Suicide Club, ovni bien timbré que seul un réalisateur japonais pouvait mettre en scène, se situe comme un drame horrifique qui pointerait la société en plein délitement que seule une caste particulière peut remettre en selle pour parvenir à une unité tant désirée envers les uns et les autres.
Le film oscille entre la contemplation d’un néant que les visages des personnages flics savent exprimer tant ils restent neutres et isolés contre leur gré, une rébellion assez morbide, l’étrangeté des comportements (Mitsuko voit son petit copain mourir et s’en va la tête ensanglantée dans un bar) et un humour sombre qui atténue la portée du geste sans minimiser son impact. Presque semblable à une épuration programmée destinée prioritairement à la jeunesse, la mise en scène se place dans le constat en rapportant les faits chronologiques d’un phénomène traité sérieusement ou à la légère pour certains en donnant lieu à des séquences au ton bien décalé. Celle du 28 mai à 28 min, deux jeunes lycéennes se lancent dans une conversation bien gaie sur l’envie de mourir et s’engagent à le faire comme si c’était un jeu. Cette envie est suivie par une bande de filles aux bentos qui en critiquait l’action moins d’une seconde avant et tout une ribambelle de lycéens. Cela laisse à penser qu’au-delà de l’acte, des valeurs humaines laissées à l’abandon par un déni quelconque reprennent vie à l’aube de la mort pour définir ces fameux liens tant souhaités. Cela reste bien évidemment une hypothèse.

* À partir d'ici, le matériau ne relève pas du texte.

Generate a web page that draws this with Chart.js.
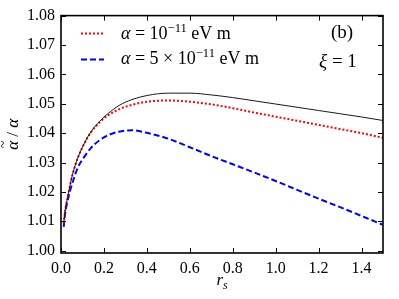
<!DOCTYPE html>
<html>
<head>
<meta charset="utf-8">
<script src="https://cdn.jsdelivr.net/npm/chart.js@4/dist/chart.umd.min.js"></script>
<style>
  body { margin: 0; background: #fff; }
  canvas { display: block; }
</style>
</head>
<body>
<canvas id="grafico" width="399" height="299"></canvas>
<script>
// r_s values where the curves are sampled
const rs = [0.0126, 0.02, 0.031, 0.042, 0.054, 0.078, 0.109, 0.14, 0.18, 0.22, 0.27, 0.33, 0.4, 0.5, 0.6, 0.7, 0.8, 0.9, 1.0, 1.1, 1.2, 1.3, 1.4, 1.5];
// thin black curve (no label)
const curvaNegra = [1.0092, 1.0140, 1.0181, 1.0222, 1.0260, 1.0315, 1.0366, 1.0405, 1.0440, 1.0467, 1.0494, 1.0514, 1.0528, 1.0536, 1.0536, 1.0530, 1.0521, 1.0510, 1.0499, 1.0488, 1.0477, 1.0466, 1.0455, 1.0443];
// alpha = 1e-11 eV m (red dotted)
const alfa1 = [1.0092, 1.0140, 1.0181, 1.0222, 1.0260, 1.0315, 1.0365, 1.0403, 1.0437, 1.0461, 1.0481, 1.0496, 1.0507, 1.0511, 1.0507, 1.0498, 1.0485, 1.0470, 1.0456, 1.0442, 1.0428, 1.0414, 1.0400, 1.0384];
// alpha = 5e-11 eV m (blue dashed)
const alfa5 = [1.0081, 1.0130, 1.0170, 1.0203, 1.0232, 1.0282, 1.0320, 1.0350, 1.0376, 1.0393, 1.0405, 1.0410, 1.0401, 1.0381, 1.0352, 1.0322, 1.0294, 1.0266, 1.0237, 1.0207, 1.0177, 1.0148, 1.0118, 1.0088];

const xTicks = [0.0, 0.2, 0.4, 0.6, 0.8, 1.0, 1.2, 1.4];
const yTicks = [1.00, 1.01, 1.02, 1.03, 1.04, 1.05, 1.06, 1.07, 1.08];

const serif = 'Liberation Serif, DejaVu Serif, serif';
Chart.defaults.font.family = serif;
Chart.defaults.color = '#000';

const puntos = (ys) => rs.map((x, i) => ({ x: x, y: ys[i] }));

// draws a run of text pieces: {t, it (italic), sup, sub}
const textoMate = (ctx, partes, x, y, size) => {
  let cx = x;
  partes.forEach(p => {
    const s = (p.sup || p.sub) ? size * 0.7 : size;
    ctx.font = (p.it ? 'italic ' : '') + s + 'px ' + serif;
    const dy = p.sup ? -size * 0.4 : (p.sub ? size * 0.22 : 0);
    ctx.fillText(p.t, cx, y + dy);
    cx += ctx.measureText(p.t).width;
  });
  return cx - x;
};

const anchoMate = (ctx, partes, size) => {
  let w = 0;
  partes.forEach(p => {
    const s = (p.sup || p.sub) ? size * 0.7 : size;
    ctx.font = (p.it ? 'italic ' : '') + s + 'px ' + serif;
    w += ctx.measureText(p.t).width;
  });
  return w;
};

const leyendas = [
  [{ t: 'α', it: true }, { t: ' = 10' }, { t: '−11', sup: true }, { t: ' eV m' }],
  [{ t: 'α', it: true }, { t: ' = 5 × 10' }, { t: '−11', sup: true }, { t: ' eV m' }]
];

const marco = {
  id: 'marco',
  afterDraw(chart) {
    const { ctx, chartArea: a, scales: { x, y } } = chart;
    ctx.save();
    ctx.strokeStyle = '#000';
    ctx.lineWidth = 1;
    const linea = (x0, y0, x1, y1) => { ctx.beginPath(); ctx.moveTo(x0, y0); ctx.lineTo(x1, y1); ctx.stroke(); };
    // inward ticks on all four sides
    xTicks.forEach(v => {
      const px = Math.round(x.getPixelForValue(v)) + 0.5;
      linea(px, a.bottom, px, a.bottom - 5);
      linea(px, a.top, px, a.top + 5);
    });
    yTicks.forEach(v => {
      const py = Math.round(y.getPixelForValue(v)) + 0.5;
      linea(a.left, py, a.left + 5, py);
      linea(a.right, py, a.right - 5, py);
    });
    ctx.lineWidth = 1.6;
    ctx.strokeRect(a.left, a.top, a.right - a.left, a.bottom - a.top);

    // legend (upper left, inside)
    ctx.fillStyle = '#000';
    ctx.textBaseline = 'alphabetic';
    [1, 2].forEach((k, i) => {
      const ds = chart.data.datasets[k];
      const yy = 33.5 + i * 26;
      ctx.strokeStyle = ds.borderColor;
      ctx.lineWidth = ds.borderWidth;
      ctx.setLineDash(ds.borderDash);
      linea(81, yy, 104, yy);
      ctx.setLineDash([]);
      textoMate(ctx, leyendas[i], 121, 39 + i * 25, 18);
    });

    // panel annotations
    ctx.textAlign = 'left';
    textoMate(ctx, [{ t: '(b)' }], 331, 38, 19);
    textoMate(ctx, [{ t: 'ξ', it: true }, { t: ' = 1' }], 319, 67, 19);

    // axis titles
    const tx = [{ t: 'r', it: true }, { t: 's', it: true, sub: true }];
    const wx = anchoMate(ctx, tx, 17);
    textoMate(ctx, tx, (a.left + a.right) / 2 - wx / 2, 285, 17);

    ctx.translate(18, (a.top + a.bottom) / 2);
    ctx.rotate(-Math.PI / 2);
    const ty = [{ t: 'α', it: true }, { t: ' / ' }, { t: 'α', it: true }];
    const wy = anchoMate(ctx, ty, 17);
    textoMate(ctx, ty, -wy / 2, 0, 17);
    // tilde over the first alpha
    ctx.font = '14px ' + serif;
    ctx.fillText('~', -wy / 2 + 1.5, -10);
    ctx.restore();
  }
};

new Chart(document.getElementById('grafico'), {
  type: 'line',
  data: {
    datasets: [
      {
        label: 'negra',
        data: puntos(curvaNegra),
        borderColor: '#1a1a1a',
        borderWidth: 1,
        pointRadius: 0,
        cubicInterpolationMode: 'monotone'
      },
      {
        label: 'alfa 1e-11',
        data: puntos(alfa1),
        borderColor: '#ff0000',
        borderWidth: 2,
        borderDash: [2, 2],
        pointRadius: 0,
        cubicInterpolationMode: 'monotone'
      },
      {
        label: 'alfa 5e-11',
        data: puntos(alfa5),
        borderColor: '#0000ff',
        borderWidth: 2,
        borderDash: [6, 3],
        pointRadius: 0,
        cubicInterpolationMode: 'monotone'
      }
    ]
  },
  options: {
    responsive: false,
    animation: false,
    layout: { padding: { top: 12, right: 16, left: 0, bottom: 0 } },
    plugins: { legend: { display: false }, tooltip: { enabled: false } },
    scales: {
      x: {
        type: 'linear',
        min: 0,
        max: 1.5,
        grid: { display: false, drawTicks: false },
        border: { display: false },
        afterBuildTicks: (s) => { s.ticks = xTicks.map(v => ({ value: v })); },
        afterFit: (s) => { s.height = 46; },
        ticks: {
          padding: 6,
          color: '#000',
          maxRotation: 0,
          font: { family: serif, size: 16 },
          callback: (v) => Number(v).toFixed(1)
        }
      },
      y: {
        type: 'linear',
        min: 0.9992,
        max: 1.08,
        grid: { display: false, drawTicks: false },
        border: { display: false },
        afterBuildTicks: (s) => { s.ticks = yTicks.map(v => ({ value: v })); },
        afterFit: (s) => { s.width = 61; },
        ticks: {
          padding: 6,
          color: '#000',
          font: { family: serif, size: 16 },
          callback: (v) => Number(v).toFixed(2)
        }
      }
    }
  },
  plugins: [marco]
});
</script>
</body>
</html>
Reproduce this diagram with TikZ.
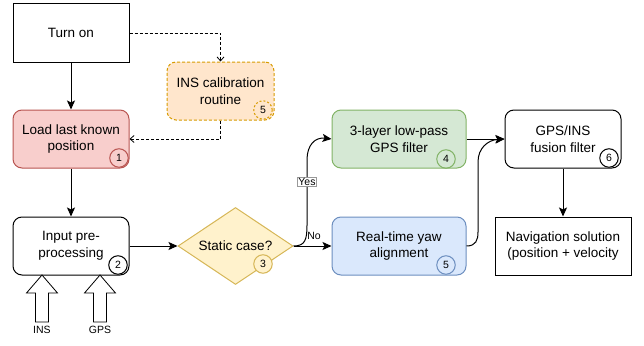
\documentclass[tikz,border=0pt]{standalone}
\usepackage{fontspec}
\setmainfont{Liberation Sans}
\usetikzlibrary{arrows.meta,shapes.geometric}
\definecolor{redF}{HTML}{F8CECC}\definecolor{redS}{HTML}{B85450}
\definecolor{orF}{HTML}{FFE6CC}\definecolor{orS}{HTML}{D79B00}
\definecolor{yeF}{HTML}{FFF2CC}\definecolor{yeS}{HTML}{D6B656}
\definecolor{grF}{HTML}{D5E8D4}\definecolor{grS}{HTML}{82B366}
\definecolor{blF}{HTML}{DAE8FC}\definecolor{blS}{HTML}{6C8EBF}
\tikzset{
  box/.style={draw=black,line width=1pt,minimum width=116pt,minimum height=58pt,align=center,font=\fontsize{13.5}{16.5}\selectfont,inner sep=2pt},
  rbox/.style={box,rounded corners=9pt},
  badge/.style={circle,draw,line width=1pt,minimum size=18.5pt,inner sep=0pt,font=\fontsize{10.5}{11}\selectfont,fill=none},
  conn/.style={line width=1pt,draw=black,-{Stealth[length=9pt,width=8pt,inset=2pt]}},
  dconn/.style={line width=0.8pt,dashed,dash pattern=on 3pt off 2pt,-{Straight Barb[length=4pt,width=7pt]}},
  lbl/.style={font=\fontsize{10.5}{12}\selectfont,inner sep=1pt},
  blk/.style={draw=black,line width=0.8pt,fill=white,line join=miter}
}
\newcommand{\blockarrow}[1]{%
  \draw[blk] (#1,275) -- (#1+15.5,293) -- (#1+6.5,293) -- (#1+6.5,322) -- (#1-6.5,322) -- (#1-6.5,293) -- (#1-15.5,293) -- cycle;}
\begin{document}
\begin{tikzpicture}[x=1pt,y=-1pt]
\useasboundingbox (0,0) rectangle (644,345);
\node[box] (turn) at (71,33) {Turn on};
\node[rbox,fill=redF,draw=redS] (load) at (71,139) {Load last known\\position};
\node[badge,draw=redS] (b1) at (119,158) {1};
\node[rbox,fill=orF,draw=orS,dashed,dash pattern=on 3pt off 2pt,minimum width=107pt] (cal) at (220.5,91) {INS calibration\\routine};
\node[badge,draw=orS,dashed,dash pattern=on 2pt off 2pt] (b5a) at (263,110) {5};
\node[rbox] (inp) at (71,246) {Input pre-\\processing};
\node[badge] (b2) at (118,265) {2};
\node[diamond,draw=yeS,fill=yeF,line width=1pt,minimum width=115pt,minimum height=77pt,inner sep=0pt,aspect=1.5,font=\fontsize{13.5}{16.5}\selectfont] (dec) at (235.5,246) {Static case?};
\node[badge,draw=yeS,fill=yeF] (b3) at (263,264) {3};
\node[rbox,fill=grF,draw=grS,minimum width=134pt] (lp) at (399,139) {3-layer low-pass\\GPS filter};
\node[badge,draw=grS] (b4) at (446,159) {4};
\node[rbox,fill=blF,draw=blS,minimum width=134pt] (yaw) at (399,246) {Real-time yaw\\alignment};
\node[badge,draw=blS] (b5) at (446,265) {5};
\node[rbox] (fus) at (563,139) {GPS/INS\\fusion filter};
\node[badge] (b6) at (609,158) {6};
\node[box,minimum width=136pt] (nav) at (563,246) {Navigation solution\\(position + velocity};
\blockarrow{42}
\blockarrow{100}
\node[lbl] (tins) at (42,330) {INS};
\node[lbl] (tgps) at (100,330) {GPS};
% connectors
\draw[conn] (turn) -- (load);
\draw[conn] (load) -- (inp);
\draw[conn] (inp) -- (dec);
\draw[conn] (fus) -- (nav);
\draw[dconn] (turn.east) -| (cal.north);
\draw[dconn] (cal.south) |- (load.east);
\coordinate (y1) at (307,225);
\coordinate (y2) at (307,160);
\draw[conn] (dec.east) .. controls (305,246) and (307,240) .. (y1) -- (y2) .. controls (307,145) and (315,137) .. (lp.west);
\draw[conn] (dec.east) -- (yaw.west);
\node[lbl,draw=black!40,fill=white,inner sep=1pt] (yes) at (307,182) {Yes};
\node[lbl] (no) at (314,236) {No};
\coordinate (r1) at (478,232);
\coordinate (r2) at (478,162);
\draw[conn] (yaw.east) .. controls (476,246) and (478,240) .. (r1) -- (r2) .. controls (478,148) and (488,140) .. (fus.west);
\draw[conn] (lp.east) -- (fus.west);
\end{tikzpicture}
\end{document}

Sono Sion a dirigé ses acteurs de telle sorte que les éléments émotifs restent confinés en-dessous de leurs masques, soit leurs visages pour traiter à juste mesure le lien qui semblerait les affecter d’une manière ou d’une autre. Mitsuko, blindée par sa carapace, affirme son moi, une identité qui lui est propre permettant de réussir l’épreuve sans jamais trahir ce qui la définit. Jusqu’à la fin, elle ne daignera lancer un regard affectueux ou un sourire qui n’est pas forcément un signe chaleureux mais l’esprit d’un caractère qui ne se plie à aucune exigence sociétale.
Le scénario bien ficelé n’utilise pas toutes les ressources de ses personnages (Kuroda, la Chauve-souris et Mitsuko) cantonnés chacun dans une ligne directrice qui lui est propre au lieu de les mélanger pour créer une dynamique dans l’investigation (un montage parallèle aurait été l’idéal pour les voir à l’œuvre). Ce n’est pas faute d’avoir essayé parce que Mitsuko achève le travail non résolu des flics à partir de la 80ème minute soit 40 min d’absence après sa dernière apparition face à Shibuwasa ce qui est long en terme d’absence et inégale en terme de présence. Bien avant que Kuroda s’efface, le film stagne dans son propre folklore avec le faux Suicide Club au bowling et réduit la force du personnage de la Chauve-souris à une pauvre victime criarde. Des défauts que la portée du film met au second plan pour ne pas lâcher son sujet trempé dans un spleen que seul le voyage à travers la mort peut stopper afin de réconcilier l’âme et le corps.